» Description of the task: Under this line sits a listing. Repeat exactly and only its lines from the one holding "Rebuild this chart" through the one holding "const stretch = 1.1"; skip pictures.

» Rows:
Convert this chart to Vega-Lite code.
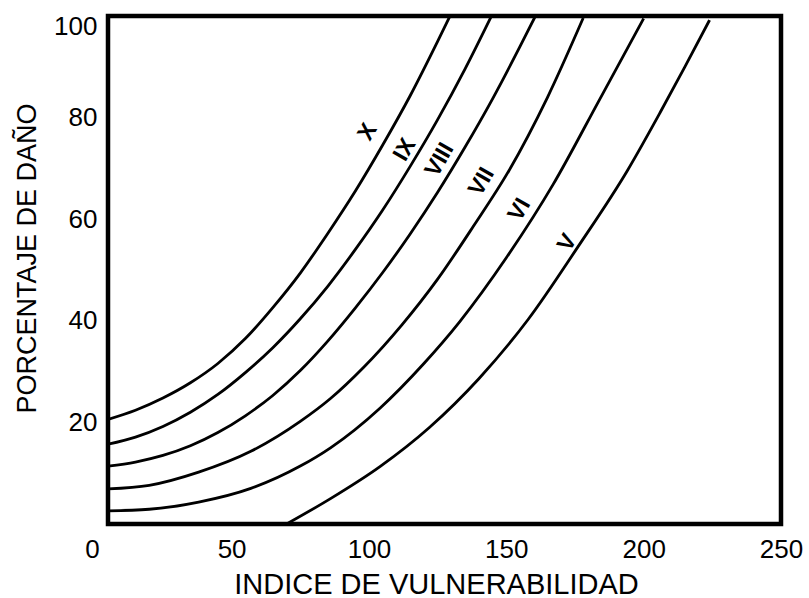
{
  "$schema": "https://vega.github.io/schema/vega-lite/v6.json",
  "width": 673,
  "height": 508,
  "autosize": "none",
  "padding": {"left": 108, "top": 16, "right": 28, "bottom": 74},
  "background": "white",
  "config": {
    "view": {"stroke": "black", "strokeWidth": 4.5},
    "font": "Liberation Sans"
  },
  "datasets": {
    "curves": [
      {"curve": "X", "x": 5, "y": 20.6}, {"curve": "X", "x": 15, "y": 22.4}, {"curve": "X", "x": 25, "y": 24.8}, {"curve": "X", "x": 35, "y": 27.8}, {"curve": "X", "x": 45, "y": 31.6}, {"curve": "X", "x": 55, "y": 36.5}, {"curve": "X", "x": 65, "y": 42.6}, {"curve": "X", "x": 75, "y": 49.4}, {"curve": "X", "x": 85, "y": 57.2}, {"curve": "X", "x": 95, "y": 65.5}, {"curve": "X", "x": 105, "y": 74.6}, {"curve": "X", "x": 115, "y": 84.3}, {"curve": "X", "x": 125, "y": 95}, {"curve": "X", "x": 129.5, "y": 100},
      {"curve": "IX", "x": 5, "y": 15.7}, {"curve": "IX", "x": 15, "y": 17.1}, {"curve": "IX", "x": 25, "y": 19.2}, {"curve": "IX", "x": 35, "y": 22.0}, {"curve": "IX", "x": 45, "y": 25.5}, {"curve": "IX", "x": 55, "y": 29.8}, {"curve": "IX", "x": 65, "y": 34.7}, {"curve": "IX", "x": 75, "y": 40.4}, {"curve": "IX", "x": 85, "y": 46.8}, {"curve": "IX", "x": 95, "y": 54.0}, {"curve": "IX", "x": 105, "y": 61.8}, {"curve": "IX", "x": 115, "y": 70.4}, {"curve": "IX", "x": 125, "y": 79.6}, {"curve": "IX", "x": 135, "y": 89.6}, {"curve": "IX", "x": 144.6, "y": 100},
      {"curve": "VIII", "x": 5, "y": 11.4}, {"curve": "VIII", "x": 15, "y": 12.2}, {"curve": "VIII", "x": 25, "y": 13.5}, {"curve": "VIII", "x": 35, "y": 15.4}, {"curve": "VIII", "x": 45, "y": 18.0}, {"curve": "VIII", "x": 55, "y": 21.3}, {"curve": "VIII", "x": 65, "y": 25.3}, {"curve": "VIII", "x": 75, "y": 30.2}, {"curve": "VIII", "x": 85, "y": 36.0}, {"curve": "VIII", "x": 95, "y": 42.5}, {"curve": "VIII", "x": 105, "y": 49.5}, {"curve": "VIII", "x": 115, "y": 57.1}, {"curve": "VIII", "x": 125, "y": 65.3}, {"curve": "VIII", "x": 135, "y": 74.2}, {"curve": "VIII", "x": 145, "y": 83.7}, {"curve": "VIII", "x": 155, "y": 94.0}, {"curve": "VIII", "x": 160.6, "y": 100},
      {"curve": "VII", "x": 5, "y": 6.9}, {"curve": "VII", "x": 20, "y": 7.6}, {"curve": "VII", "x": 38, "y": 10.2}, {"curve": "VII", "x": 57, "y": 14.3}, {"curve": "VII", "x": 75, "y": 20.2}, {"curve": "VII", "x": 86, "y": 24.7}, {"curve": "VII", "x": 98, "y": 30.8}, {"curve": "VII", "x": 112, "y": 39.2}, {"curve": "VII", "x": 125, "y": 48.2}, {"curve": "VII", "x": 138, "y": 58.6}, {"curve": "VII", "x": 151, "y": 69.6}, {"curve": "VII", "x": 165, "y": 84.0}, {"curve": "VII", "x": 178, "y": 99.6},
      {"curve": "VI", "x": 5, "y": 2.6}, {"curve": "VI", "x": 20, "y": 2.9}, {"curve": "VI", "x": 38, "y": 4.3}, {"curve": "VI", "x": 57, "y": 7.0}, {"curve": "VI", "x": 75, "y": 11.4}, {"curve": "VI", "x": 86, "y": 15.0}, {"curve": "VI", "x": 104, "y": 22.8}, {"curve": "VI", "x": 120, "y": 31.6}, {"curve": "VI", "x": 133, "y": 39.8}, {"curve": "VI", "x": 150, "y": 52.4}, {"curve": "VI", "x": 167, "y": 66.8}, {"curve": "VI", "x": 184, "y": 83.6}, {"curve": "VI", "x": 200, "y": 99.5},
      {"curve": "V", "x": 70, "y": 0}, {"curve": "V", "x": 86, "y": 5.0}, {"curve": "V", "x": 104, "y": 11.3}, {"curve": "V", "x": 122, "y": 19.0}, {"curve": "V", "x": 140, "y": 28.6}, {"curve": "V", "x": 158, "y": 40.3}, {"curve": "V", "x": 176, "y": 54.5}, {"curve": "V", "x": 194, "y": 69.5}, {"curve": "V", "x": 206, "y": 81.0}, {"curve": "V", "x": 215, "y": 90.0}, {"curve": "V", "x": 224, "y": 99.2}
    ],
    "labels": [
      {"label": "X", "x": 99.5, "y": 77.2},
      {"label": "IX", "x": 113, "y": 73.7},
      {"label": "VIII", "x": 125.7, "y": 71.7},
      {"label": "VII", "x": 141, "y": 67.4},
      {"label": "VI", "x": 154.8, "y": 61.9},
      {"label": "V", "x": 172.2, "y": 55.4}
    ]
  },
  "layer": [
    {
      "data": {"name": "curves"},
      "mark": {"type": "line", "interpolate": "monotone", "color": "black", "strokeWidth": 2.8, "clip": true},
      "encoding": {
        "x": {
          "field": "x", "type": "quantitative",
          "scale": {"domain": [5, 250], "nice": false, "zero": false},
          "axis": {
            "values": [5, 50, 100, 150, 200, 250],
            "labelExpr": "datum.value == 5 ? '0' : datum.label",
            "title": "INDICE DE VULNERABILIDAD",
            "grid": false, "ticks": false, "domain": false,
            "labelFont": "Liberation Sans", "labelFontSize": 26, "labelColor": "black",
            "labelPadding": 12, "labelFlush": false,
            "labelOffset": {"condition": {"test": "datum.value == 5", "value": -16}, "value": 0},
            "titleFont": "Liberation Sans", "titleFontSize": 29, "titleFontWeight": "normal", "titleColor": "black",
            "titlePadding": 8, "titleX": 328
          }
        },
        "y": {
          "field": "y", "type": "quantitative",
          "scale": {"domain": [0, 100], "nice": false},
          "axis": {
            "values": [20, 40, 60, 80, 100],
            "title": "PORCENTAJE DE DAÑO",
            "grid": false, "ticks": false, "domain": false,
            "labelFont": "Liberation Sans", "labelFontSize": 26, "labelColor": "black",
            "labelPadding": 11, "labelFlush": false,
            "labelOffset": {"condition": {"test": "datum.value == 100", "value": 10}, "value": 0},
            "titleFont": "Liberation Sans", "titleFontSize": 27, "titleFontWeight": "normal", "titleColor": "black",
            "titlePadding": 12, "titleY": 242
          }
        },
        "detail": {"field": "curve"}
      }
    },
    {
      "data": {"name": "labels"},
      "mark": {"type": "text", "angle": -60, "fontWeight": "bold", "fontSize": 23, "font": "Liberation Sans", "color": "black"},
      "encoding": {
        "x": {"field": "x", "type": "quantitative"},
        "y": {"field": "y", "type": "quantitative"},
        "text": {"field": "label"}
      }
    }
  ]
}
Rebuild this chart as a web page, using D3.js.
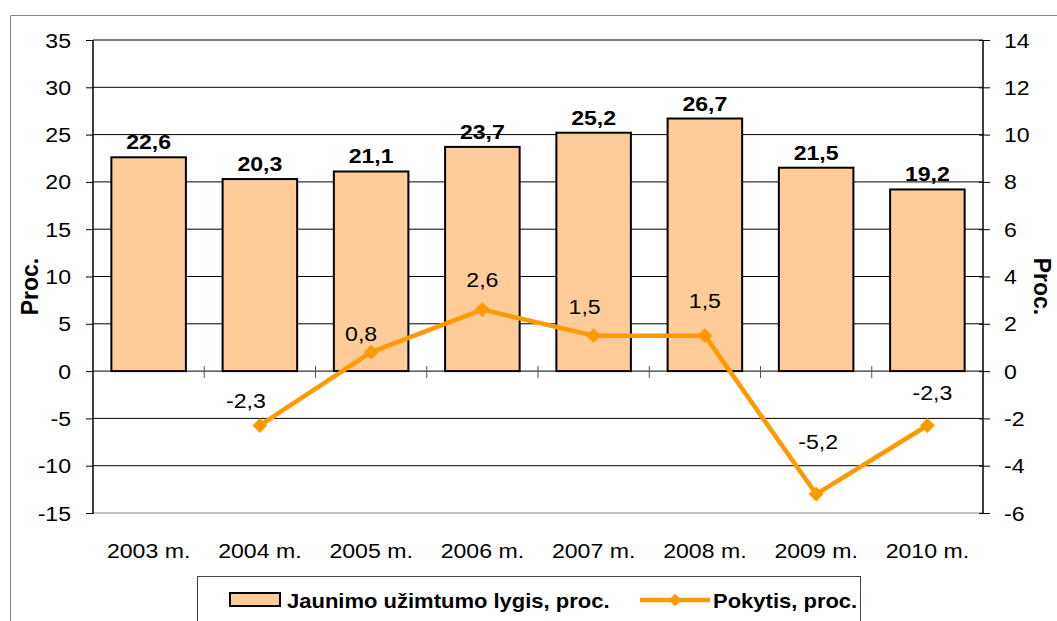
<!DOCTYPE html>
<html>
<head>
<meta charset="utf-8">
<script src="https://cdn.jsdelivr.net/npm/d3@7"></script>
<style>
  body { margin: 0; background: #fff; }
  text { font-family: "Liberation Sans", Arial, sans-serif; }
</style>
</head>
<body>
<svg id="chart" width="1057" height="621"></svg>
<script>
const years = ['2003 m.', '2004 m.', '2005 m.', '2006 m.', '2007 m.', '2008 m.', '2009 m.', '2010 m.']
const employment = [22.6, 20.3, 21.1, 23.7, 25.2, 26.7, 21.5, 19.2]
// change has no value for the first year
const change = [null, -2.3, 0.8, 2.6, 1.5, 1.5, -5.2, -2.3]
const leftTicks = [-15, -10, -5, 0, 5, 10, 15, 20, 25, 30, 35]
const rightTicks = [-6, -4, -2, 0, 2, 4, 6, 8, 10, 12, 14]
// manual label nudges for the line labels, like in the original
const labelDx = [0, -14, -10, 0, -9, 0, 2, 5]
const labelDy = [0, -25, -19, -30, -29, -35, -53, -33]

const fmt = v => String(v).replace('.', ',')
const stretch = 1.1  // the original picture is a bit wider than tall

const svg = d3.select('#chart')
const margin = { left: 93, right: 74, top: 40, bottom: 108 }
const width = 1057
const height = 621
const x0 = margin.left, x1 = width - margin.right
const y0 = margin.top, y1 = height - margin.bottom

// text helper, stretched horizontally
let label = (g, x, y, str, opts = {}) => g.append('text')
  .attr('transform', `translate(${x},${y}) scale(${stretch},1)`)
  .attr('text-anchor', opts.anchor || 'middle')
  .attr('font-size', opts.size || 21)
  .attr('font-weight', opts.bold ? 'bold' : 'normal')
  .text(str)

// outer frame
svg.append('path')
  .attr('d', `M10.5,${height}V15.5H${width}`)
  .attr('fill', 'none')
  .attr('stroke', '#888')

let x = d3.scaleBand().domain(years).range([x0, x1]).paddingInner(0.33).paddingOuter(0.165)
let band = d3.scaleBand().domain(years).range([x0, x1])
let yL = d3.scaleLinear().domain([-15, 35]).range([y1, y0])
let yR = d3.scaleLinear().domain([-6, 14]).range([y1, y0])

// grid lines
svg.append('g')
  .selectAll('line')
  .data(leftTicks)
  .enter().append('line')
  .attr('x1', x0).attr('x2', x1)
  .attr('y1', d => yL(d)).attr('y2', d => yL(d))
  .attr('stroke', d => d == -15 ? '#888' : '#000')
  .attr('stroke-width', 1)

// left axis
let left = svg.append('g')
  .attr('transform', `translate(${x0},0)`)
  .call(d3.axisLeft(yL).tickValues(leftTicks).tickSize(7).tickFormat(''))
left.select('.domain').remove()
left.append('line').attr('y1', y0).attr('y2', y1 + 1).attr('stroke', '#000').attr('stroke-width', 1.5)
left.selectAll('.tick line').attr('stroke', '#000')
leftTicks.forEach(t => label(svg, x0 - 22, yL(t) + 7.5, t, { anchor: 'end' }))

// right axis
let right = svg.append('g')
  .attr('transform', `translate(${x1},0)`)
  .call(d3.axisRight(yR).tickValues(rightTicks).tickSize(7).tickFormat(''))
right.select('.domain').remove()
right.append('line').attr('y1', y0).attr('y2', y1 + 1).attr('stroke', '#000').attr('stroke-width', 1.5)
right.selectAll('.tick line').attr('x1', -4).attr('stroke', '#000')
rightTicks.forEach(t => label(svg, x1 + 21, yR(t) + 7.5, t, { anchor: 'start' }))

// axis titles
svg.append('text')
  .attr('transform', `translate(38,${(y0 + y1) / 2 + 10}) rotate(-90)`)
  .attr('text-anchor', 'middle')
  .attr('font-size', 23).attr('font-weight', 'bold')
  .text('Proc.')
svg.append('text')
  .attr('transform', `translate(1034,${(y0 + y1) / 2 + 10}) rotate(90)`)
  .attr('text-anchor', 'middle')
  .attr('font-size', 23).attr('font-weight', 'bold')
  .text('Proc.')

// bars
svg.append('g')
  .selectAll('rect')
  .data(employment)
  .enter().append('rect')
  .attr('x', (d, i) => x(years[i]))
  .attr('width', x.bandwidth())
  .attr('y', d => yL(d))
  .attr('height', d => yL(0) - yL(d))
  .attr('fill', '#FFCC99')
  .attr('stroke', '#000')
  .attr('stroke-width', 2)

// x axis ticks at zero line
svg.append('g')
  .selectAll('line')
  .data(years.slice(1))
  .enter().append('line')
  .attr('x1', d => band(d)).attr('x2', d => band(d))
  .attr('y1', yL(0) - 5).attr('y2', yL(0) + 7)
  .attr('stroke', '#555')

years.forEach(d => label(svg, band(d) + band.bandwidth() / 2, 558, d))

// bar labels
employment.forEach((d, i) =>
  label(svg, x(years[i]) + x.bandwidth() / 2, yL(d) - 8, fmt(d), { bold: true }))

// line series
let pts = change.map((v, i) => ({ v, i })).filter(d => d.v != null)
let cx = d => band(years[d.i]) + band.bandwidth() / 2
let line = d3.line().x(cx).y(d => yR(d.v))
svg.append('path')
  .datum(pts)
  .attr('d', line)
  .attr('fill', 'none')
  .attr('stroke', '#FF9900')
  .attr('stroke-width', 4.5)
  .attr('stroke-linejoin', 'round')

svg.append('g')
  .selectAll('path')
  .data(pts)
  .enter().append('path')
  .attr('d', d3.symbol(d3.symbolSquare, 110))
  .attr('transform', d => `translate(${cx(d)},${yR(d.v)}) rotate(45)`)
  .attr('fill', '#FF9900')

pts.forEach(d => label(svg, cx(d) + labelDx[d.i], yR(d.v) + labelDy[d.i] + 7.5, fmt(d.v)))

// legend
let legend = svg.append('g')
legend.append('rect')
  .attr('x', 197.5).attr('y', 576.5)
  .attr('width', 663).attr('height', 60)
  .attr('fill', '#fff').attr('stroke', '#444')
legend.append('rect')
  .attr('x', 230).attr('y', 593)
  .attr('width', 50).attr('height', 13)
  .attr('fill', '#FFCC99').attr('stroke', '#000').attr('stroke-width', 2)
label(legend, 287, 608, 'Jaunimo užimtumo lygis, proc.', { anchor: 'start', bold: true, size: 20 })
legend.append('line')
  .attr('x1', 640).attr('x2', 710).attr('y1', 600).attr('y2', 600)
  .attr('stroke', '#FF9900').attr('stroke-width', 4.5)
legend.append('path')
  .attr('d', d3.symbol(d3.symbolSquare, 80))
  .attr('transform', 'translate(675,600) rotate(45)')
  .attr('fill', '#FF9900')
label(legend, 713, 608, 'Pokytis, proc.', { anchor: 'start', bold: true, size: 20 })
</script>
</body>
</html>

» Answer to the task:
Rebuild this chart as a web page, using D3.js.
<!DOCTYPE html>
<html>
<head>
<meta charset="utf-8">
<script src="https://cdn.jsdelivr.net/npm/d3@7"></script>
<style>
  body { margin: 0; background: #fff; }
  text { font-family: "Liberation Sans", Arial, sans-serif; }
</style>
</head>
<body>
<svg id="chart" width="1057" height="621"></svg>
<script>
const years = ['2003 m.', '2004 m.', '2005 m.', '2006 m.', '2007 m.', '2008 m.', '2009 m.', '2010 m.']
const employment = [22.6, 20.3, 21.1, 23.7, 25.2, 26.7, 21.5, 19.2]
// change has no value for the first year
const change = [null, -2.3, 0.8, 2.6, 1.5, 1.5, -5.2, -2.3]
const leftTicks = [-15, -10, -5, 0, 5, 10, 15, 20, 25, 30, 35]
const rightTicks = [-6, -4, -2, 0, 2, 4, 6, 8, 10, 12, 14]
// manual label nudges for the line labels, like in the original
const labelDx = [0, -14, -10, 0, -9, 0, 2, 5]
const labelDy = [0, -25, -19, -30, -29, -35, -53, -33]

const fmt = v => String(v).replace('.', ',')
const stretch = 1.1  // the original picture is a bit wider than tall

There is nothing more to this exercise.